The Ripple in Your Flat White
"A single moment of warmth can dismantle the cold walls we build around ourselves daily."
How small gestures define the atmosphere during National Kindness Week 2026.
The morning air is thick with the smell of burnt beans and the collective anxiety of everyone trying to be somewhere else. You are standing in line, watching the barista struggle with a broken steamer and a customer who seems to think a thirty-second delay is a personal attack. The tension in the room is palpable, a low-frequency hum of frustration that makes everyone want to retreat into their screens. It is easy to just keep your head down, scroll through your notifications, and wait for your turn to escape.
Instead, you see the person in front of you pause. They do not check their watch. When they finally reach the counter, they look the barista in the eyes—really look at them—and say, "I can see you are having a morning. Take your time, I am in no rush." It is a simple sentence. It costs zero dollars. But you can see the visible drop in the barista’s shoulders, a literal release of physical stress. The air in the cafe shifts, becoming just a little bit lighter for everyone standing there.

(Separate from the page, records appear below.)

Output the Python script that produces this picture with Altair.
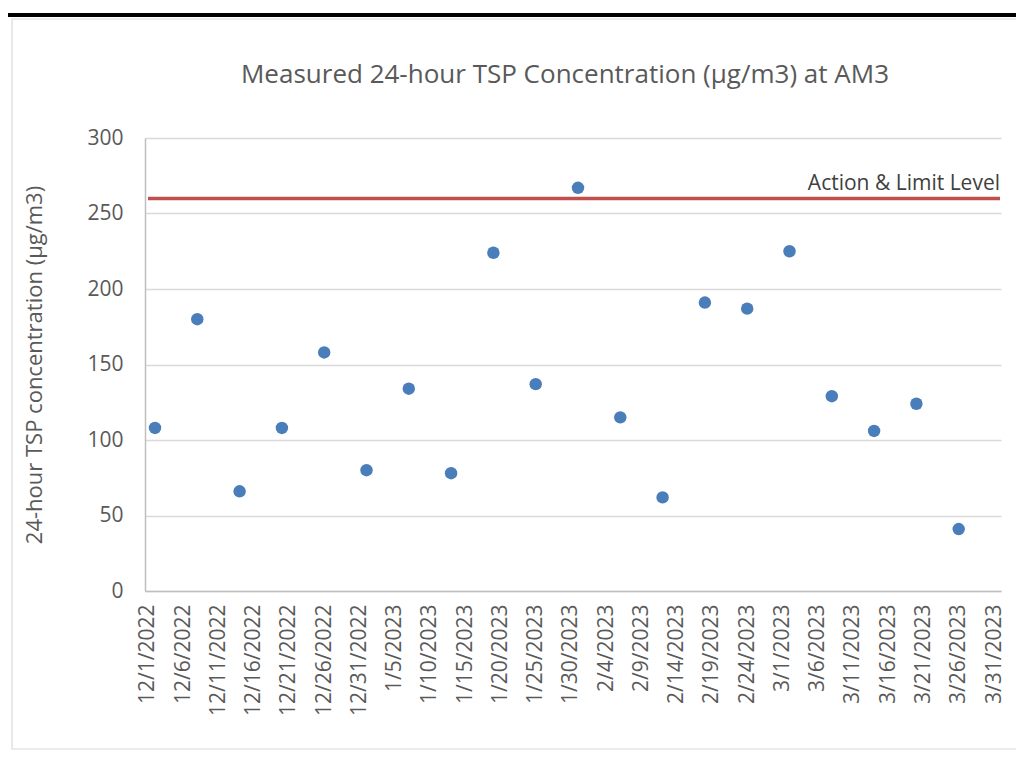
import altair as alt
import pandas as pd

# ---- data ----
dates = ["2022-12-01", "2022-12-07", "2022-12-13", "2022-12-19", "2022-12-25",
         "2022-12-31", "2023-01-06", "2023-01-12", "2023-01-18", "2023-01-24",
         "2023-01-30", "2023-02-05", "2023-02-11", "2023-02-17", "2023-02-23",
         "2023-03-01", "2023-03-07", "2023-03-13", "2023-03-19", "2023-03-25"]
tsp = [108, 180, 66, 108, 158, 80, 134, 78, 224, 137,
       267, 115, 62, 191, 187, 225, 129, 106, 124, 41]
limit_value = 260
limit_label = "Action & Limit Level"
title_text = "Measured 24-hour TSP Concentration (µg/m3) at AM3"
y_title = "24-hour TSP concentration (µg/m3)"
tick_dates = [(2022, 12, 1), (2022, 12, 6), (2022, 12, 11), (2022, 12, 16),
              (2022, 12, 21), (2022, 12, 26), (2022, 12, 31), (2023, 1, 5),
              (2023, 1, 10), (2023, 1, 15), (2023, 1, 20), (2023, 1, 25),
              (2023, 1, 30), (2023, 2, 4), (2023, 2, 9), (2023, 2, 14),
              (2023, 2, 19), (2023, 2, 24), (2023, 3, 1), (2023, 3, 6),
              (2023, 3, 11), (2023, 3, 16), (2023, 3, 21), (2023, 3, 26),
              (2023, 3, 31)]
y_ticks = [0, 50, 100, 150, 200, 250, 300]

df = pd.DataFrame({"Date": dates, "TSP": tsp})

W, H = 856, 453
FONT = "Open Sans"
GREY = "#595959"

tick_values = [alt.DateTime(year=y, month=m, date=d, utc=True) for (y, m, d) in tick_dates]
x_scale = alt.Scale(type="utc",
                    domain=[alt.DateTime(year=2022, month=11, date=29, hours=14, utc=True),
                            alt.DateTime(year=2023, month=3, date=31, utc=True)],
                    nice=False)
y_scale = alt.Scale(domain=[0, 300], nice=False)

one = alt.Data(values=[{}])

frame = alt.Chart(one).mark_rect(fillOpacity=0, stroke="#d9d9d9", strokeWidth=1.2).encode(
    x=alt.value(-133), x2=alt.value(W + 40), y=alt.value(-119), y2=alt.value(611)
)
topbar = alt.Chart(one).mark_rule(color="black", strokeWidth=4).encode(
    x=alt.value(-150), x2=alt.value(W + 40), y=alt.value(-123)
)

points = alt.Chart(df).mark_circle(size=155, color="#4a7ebb", opacity=1).encode(
    x=alt.X("Date:T", scale=x_scale,
            axis=alt.Axis(values=tick_values, format="%-m/%-d/%Y", labelAngle=270,
                          labelOffset=-7, labelPadding=13, grid=False, ticks=False,
                          title="", labelFont=FONT, labelFontSize=21,
                          labelColor=GREY, domainColor="#bfbfbf", domainWidth=1.5)),
    y=alt.Y("TSP:Q", scale=y_scale,
            axis=alt.Axis(values=y_ticks, grid=True, gridColor="#d9d9d9", gridWidth=1.4,
                          ticks=False, title="", labelPadding=22, labelFont=FONT,
                          labelFontSize=21, labelColor=GREY, domainColor="#bfbfbf",
                          domainWidth=1.5)),
)

limit_rule = alt.Chart(one).mark_rule(color="#c0504d", strokeWidth=3.5).encode(
    x=alt.value(3), x2=alt.value(W - 1), y=alt.datum(limit_value)
)
limit_text = alt.Chart(one).mark_text(align="right", baseline="alphabetic", dy=-8,
                                       font=FONT, fontSize=21, color="#404040").encode(
    x=alt.value(W - 1), y=alt.datum(limit_value), text=alt.value(limit_label)
)
title = alt.Chart(one).mark_text(align="center", baseline="middle", font=FONT,
                                  fontSize=26, color=GREY).encode(
    x=alt.value(420), y=alt.value(-63), text=alt.value(title_text)
)
ytitle = alt.Chart(one).mark_text(align="center", baseline="middle", angle=270, font=FONT,
                                   fontSize=22, color=GREY).encode(
    x=alt.value(-110), y=alt.value(227), text=alt.value(y_title)
)

chart = alt.layer(frame, topbar, limit_rule, points, limit_text, title, ytitle).properties(
    width=W, height=H,
    autosize=alt.AutoSizeParams(type="none"),
    padding={"left": 137, "top": 130, "right": 15, "bottom": 159},
    background="white",
).configure_view(strokeWidth=0)

chart.save("out.html", embed_options={"renderer": "svg", "actions": False})
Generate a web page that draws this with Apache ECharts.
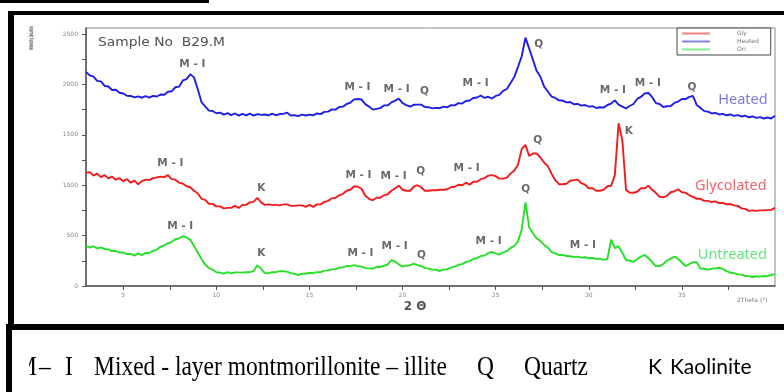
<!DOCTYPE html>
<html><head><meta charset="utf-8">
<script src="https://cdn.jsdelivr.net/npm/echarts@6/dist/echarts.min.js"></script>
<style>html,body{margin:0;padding:0;background:#fff}#c{width:784px;height:392px}</style>
</head><body><div id="c"></div>
<script>
const twoTheta = [
3,3.2,3.4,3.6,3.8,4,4.2,4.4,4.6,4.8,
5,5.2,5.4,5.6,5.8,6,6.2,6.4,6.6,6.8,
7,7.2,7.4,7.6,7.8,8,8.2,8.4,8.6,8.8,
9,9.2,9.4,9.6,9.8,10,10.2,10.4,10.6,10.8,
11,11.2,11.4,11.6,11.8,12,12.2,12.4,12.6,12.8,
13,13.2,13.4,13.6,13.8,14,14.2,14.4,14.6,14.8,
15,15.2,15.4,15.6,15.8,16,16.2,16.4,16.6,16.8,
17,17.2,17.4,17.6,17.8,18,18.2,18.4,18.6,18.8,
19,19.2,19.4,19.6,19.8,20,20.2,20.4,20.6,20.8,
21,21.2,21.4,21.6,21.8,22,22.2,22.4,22.6,22.8,
23,23.2,23.4,23.6,23.8,24,24.2,24.4,24.6,24.8,
25,25.2,25.4,25.6,25.8,26,26.2,26.4,26.6,26.8,
27,27.2,27.4,27.6,27.8,28,28.2,28.4,28.6,28.8,
29,29.2,29.4,29.6,29.8,30,30.2,30.4,30.6,30.8,
31,31.2,31.4,31.6,31.8,32,32.2,32.4,32.6,32.8,
33,33.2,33.4,33.6,33.8,34,34.2,34.4,34.6,34.8,
35,35.2,35.4,35.6,35.8,36,36.2,36.4,36.6,36.8,
37,37.2,37.4,37.6,37.8,38,38.2,38.4,38.6,38.8,
39,39.2,39.4,39.6,39.8,40
];
const heated = [
2125,2090,2078,2035,2030,1985,1980,1945,1948,1918,
1910,1888,1886,1872,1882,1868,1884,1870,1886,1880,
1900,1898,1928,1932,1972,1978,2040,2052,2100,2070,
1955,1825,1782,1740,1736,1714,1720,1700,1716,1696,
1712,1690,1708,1692,1710,1690,1706,1698,1702,1694,
1710,1694,1706,1708,1720,1692,1696,1686,1700,1692,
1700,1694,1712,1706,1728,1730,1752,1750,1776,1780,
1806,1820,1852,1856,1850,1805,1780,1750,1758,1765,
1792,1792,1822,1840,1860,1815,1795,1780,1798,1800,
1800,1776,1774,1762,1768,1764,1780,1774,1794,1792,
1815,1810,1836,1840,1866,1870,1890,1866,1878,1860,
1886,1896,1936,1955,2015,2075,2175,2280,2465,2355,
2245,2135,2076,1980,1930,1880,1866,1842,1840,1822,
1826,1804,1806,1790,1796,1780,1784,1766,1774,1770,
1796,1810,1842,1800,1780,1762,1786,1806,1856,1876,
1910,1915,1876,1815,1806,1776,1784,1786,1816,1830,
1856,1855,1876,1885,1795,1766,1735,1730,1712,1718,
1702,1708,1694,1702,1688,1696,1682,1690,1674,1682,
1668,1676,1662,1672,1662,1690
];
const glycolated = [
1125,1130,1095,1115,1080,1100,1068,1085,1055,1070,
1040,1060,1025,1045,1010,1040,1055,1050,1070,1078,
1085,1080,1100,1060,1055,1025,1015,990,980,945,
920,865,855,815,815,790,790,770,775,775,
795,775,805,805,830,835,875,830,805,810,
805,805,800,810,810,795,795,800,800,785,
805,785,810,810,835,845,870,875,900,915,
945,955,990,985,965,895,865,850,875,875,
900,910,945,970,995,955,945,945,985,1000,
980,945,945,950,950,955,955,960,980,985,
1005,1000,1025,1005,1035,1035,1060,1070,1095,1100,
1090,1065,1065,1075,1115,1145,1205,1360,1400,1290,
1315,1315,1275,1225,1190,1115,1050,1010,1010,1015,
1045,1050,1055,1020,1005,970,970,945,945,955,
990,995,1100,1615,1450,955,925,925,935,970,
970,995,955,925,885,880,895,930,940,960,
930,925,900,885,865,865,845,845,833,840,
823,825,810,813,800,795,770,765,745,750,
745,750,750,753,755,775
];
const untreated = [
398,382,393,372,383,367,363,347,348,332,
333,317,318,302,323,307,328,327,348,362,
388,402,424,436,464,471,494,482,458,398,
333,268,212,178,163,137,133,122,138,125,
135,135,133,137,138,148,205,172,128,127,
138,137,148,147,143,127,121,109,123,122,
131,127,138,137,153,155,165,167,181,187,
198,197,208,197,193,177,175,172,188,189,
201,212,258,242,213,192,203,205,221,207,
198,177,173,162,161,149,163,167,183,192,
211,217,238,247,268,277,298,302,328,337,
323,312,333,347,378,397,443,560,830,580,
523,472,448,407,383,337,323,307,308,297,
295,287,291,282,285,275,278,269,271,259,
268,460,375,395,330,258,253,239,265,292,
308,277,238,197,198,217,253,272,293,267,
233,197,218,237,233,172,171,162,173,172,
181,169,148,132,128,115,113,99,98,89,
97,94,99,97,111,115
];
const yTickValues = [0,250,500,750,1000,1250,1500,1750,2000,2250,2500];
const yLabelValues = [0,500,1000,1500,2000,2500];
const xTickValues = [5,7.5,10,12.5,15,17.5,20,22.5,25,27.5,30,32.5,35,37.5];
const xLabelValues = [5,10,15,20,25,30,35];
const heatedNotes = [
  ['M - I', 8.71, 2202], ['M - I', 17.58, 1974], ['M - I', 19.68, 1954], ['Q', 21.18, 1934],
  ['M - I', 23.92, 2014], ['Q', 27.31, 2401], ['M - I', 31.29, 1944], ['M - I', 33.17, 2014], ['Q', 35.54, 1974]
];
const glycolatedNotes = [
  ['M - I', 7.53, 1220], ['K', 12.42, 972], ['M - I', 17.63, 1101], ['M - I', 19.52, 1091],
  ['Q', 20.97, 1141], ['M - I', 23.44, 1171], ['Q', 27.26, 1448], ['K', 32.15, 1538]
];
const untreatedNotes = [
  ['M - I', 8.06, 595], ['K', 12.42, 327], ['M - I', 17.74, 327], ['M - I', 19.57, 397],
  ['Q', 21.02, 308], ['M - I', 24.62, 446], ['Q', 26.61, 962], ['M - I', 29.68, 407]
];
const seriesTags = [
  ['Heated', 38.28, 1845, '#5a5ad2'],
  ['Glycolated', 37.63, 992, '#e8404a'],
  ['Untreated', 37.71, 308, '#3cdc5a']
];

const BLUE = '#1e1ee6', RED = '#f01c1c', GREEN = '#26e026';
const pairs = arr => twoTheta.map((x, i) => [x, arr[i]]);
const notes = heatedNotes.concat(glycolatedNotes, untreatedNotes).map(n => ({name: n[0], value: [n[1], n[2]]}));
const tags = seriesTags.map(t => ({name: t[0], value: [t[1], t[2]], label: {color: t[3]}}));

const chart = echarts.init(document.getElementById('c'), null, {renderer: 'canvas'});
const lineSeries = (name, data, color, z) => ({
  type: 'line', name: name, data: pairs(data), showSymbol: false, symbol: 'none',
  lineStyle: {width: 1.9, color: color}, itemStyle: {color: color}, z: z, animation: false
});
chart.setOption({
  animation: false,
  backgroundColor: '#fff',
  grid: {left: 86, right: 9, top: 28, bottom: 106, show: true, borderColor: '#8a8a8a', borderWidth: 1},
  legend: {
    orient: 'vertical', left: 677, top: 28, padding: [2, 12, 2, 5], itemGap: 1,
    itemWidth: 28, itemHeight: 2, icon: 'rect',
    borderColor: '#444', borderWidth: 1, backgroundColor: '#fff',
    itemStyle: {opacity: 0.55},
    textStyle: {fontSize: 6, color: '#777', padding: [0, 0, 0, 22], lineHeight: 7, fontFamily: 'DejaVu Sans'},
    data: ['Gly', 'Heated', 'Ori']
  },
  xAxis: {
    type: 'value', min: 3, max: 40,
    axisLine: {show: true, onZero: false, lineStyle: {color: '#555', width: 1.5}},
    axisTick: {show: true, customValues: xTickValues, length: 4, lineStyle: {color: '#555'}},
    axisLabel: {customValues: xLabelValues, formatter: v => String(v), fontSize: 6, color: '#888', margin: 6, fontFamily: 'DejaVu Sans'},
    splitLine: {show: false}
  },
  yAxis: {
    type: 'value', min: 0, max: 2560,
    axisLine: {show: true, lineStyle: {color: '#555', width: 1.5}},
    axisTick: {show: true, customValues: yTickValues, length: 4, lineStyle: {color: '#555'}},
    axisLabel: {customValues: yLabelValues, formatter: v => String(v), fontSize: 6, color: '#888', margin: 8, fontFamily: 'DejaVu Sans'},
    splitLine: {show: false}
  },
  series: [
    lineSeries('Gly', glycolated, RED, 3),
    lineSeries('Heated', heated, BLUE, 4),
    lineSeries('Ori', untreated, GREEN, 2),
    {
      type: 'scatter', name: 'notes', data: notes, symbolSize: 0, silent: true, z: 6,
      label: {show: true, position: 'inside', formatter: p => p.name, color: '#444',
        fontSize: 10.5, fontWeight: 'bold', fontFamily: 'DejaVu Sans'}
    },
    {
      type: 'scatter', name: 'tags', data: tags, symbolSize: 0, silent: true, z: 6,
      label: {show: true, position: 'inside', formatter: p => p.name,
        fontSize: 14.5, fontFamily: 'Noto Sans'}
    }
  ],
  graphic: [
    {type: 'rect', shape: {x: 0, y: 0, width: 209, height: 3}, style: {fill: '#000'}},
    {type: 'rect', shape: {x: 8, y: 11, width: 776, height: 4}, style: {fill: '#000'}},
    {type: 'rect', shape: {x: 8, y: 11, width: 6, height: 315}, style: {fill: '#000'}},
    {type: 'rect', shape: {x: 6, y: 324, width: 778, height: 6}, style: {fill: '#000'}},
    {type: 'rect', shape: {x: 6, y: 324, width: 6, height: 68}, style: {fill: '#000'}},
    {type: 'text', x: 98, y: 43, scaleX: 1.15, style: {text: 'Sample No  B29.M', fill: '#505050',
      font: '12px "DejaVu Sans"', verticalAlign: 'middle'}},
    {type: 'text', x: 31.5, y: 38, rotation: Math.PI / 2, scaleX: 0.4,
      style: {text: 'Intensity (counts)', fill: '#555', font: 'bold 6px "DejaVu Sans"', align: 'center', verticalAlign: 'middle'}},
    {type: 'text', x: 415, y: 307, style: {text: '2 Θ', fill: '#555', font: 'bold 12px "DejaVu Sans"', align: 'center', verticalAlign: 'middle'}},
    {type: 'text', x: 737, y: 300, style: {text: '2Theta (°)', fill: '#777', font: '6px "DejaVu Sans"', verticalAlign: 'middle'}},
    {type: 'text', x: 37, y: 368, scaleX: 0.87, style: {text: 'M', fill: '#000', font: '27px "Liberation Serif"', align: 'right', verticalAlign: 'middle'}},
    {type: 'rect', shape: {x: 12, y: 350, width: 17, height: 30}, style: {fill: '#fff'}, z: 200},
    {type: 'text', x: 39, y: 368, scaleX: 0.87, style: {text: '–', fill: '#000', font: '27px "Liberation Serif"', verticalAlign: 'middle'}},
    {type: 'text', x: 65, y: 368, scaleX: 0.87, style: {text: 'I', fill: '#000', font: '27px "Liberation Serif"', verticalAlign: 'middle'}},
    {type: 'text', x: 94, y: 368, scaleX: 0.87, style: {text: 'Mixed - layer montmorillonite – illite', fill: '#000', font: '27px "Liberation Serif"', verticalAlign: 'middle'}},
    {type: 'text', x: 477, y: 368, scaleX: 0.87, style: {text: 'Q', fill: '#000', font: '27px "Liberation Serif"', verticalAlign: 'middle'}},
    {type: 'text', x: 524, y: 368, scaleX: 0.87, style: {text: 'Quartz', fill: '#000', font: '27px "Liberation Serif"', verticalAlign: 'middle'}},
    {type: 'text', x: 648, y: 367, style: {text: 'K', fill: '#000', font: '21px Lato', verticalAlign: 'middle'}},
    {type: 'text', x: 670, y: 367, style: {text: 'Kaolinite', fill: '#000', font: '21px Lato', verticalAlign: 'middle'}}
  ]
});
</script>
</body></html>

We often think of kindness as these massive, life-altering sacrifices. We think we need to save the world or donate half our paycheck to be a good person. But the Zen perspective is more grounded than that. It is about the micro-moments. It is about recognizing that we are all walking through the same fog and deciding not to be another obstacle. When you choose to be soft in a world that feels increasingly jagged, you are doing more than just being nice. You are regulating your own nervous system and giving others permission to do the same.
This kind of energy is contagious in a way that social media algorithms can never replicate. When you witness a moment of genuine human grace, your own heart rate slows. You feel a sense of belonging that has nothing to do with your follower count. It is a reminder that we are not just individual units of productivity bumping into each other. We are a community, however temporary that community might be in a coffee shop line. That small ripple of patience can carry someone through their entire day.
As we navigate the noise of modern life, these anchors of kindness keep us from drifting into cynicism. You do not have to be a saint. You just have to be present enough to realize that the person across from you is human too. Maybe you leave a slightly bigger tip, or maybe you just hold the door for the person behind you with a genuine smile. It sounds small because it is. But a thousand small things create the ground we stand on.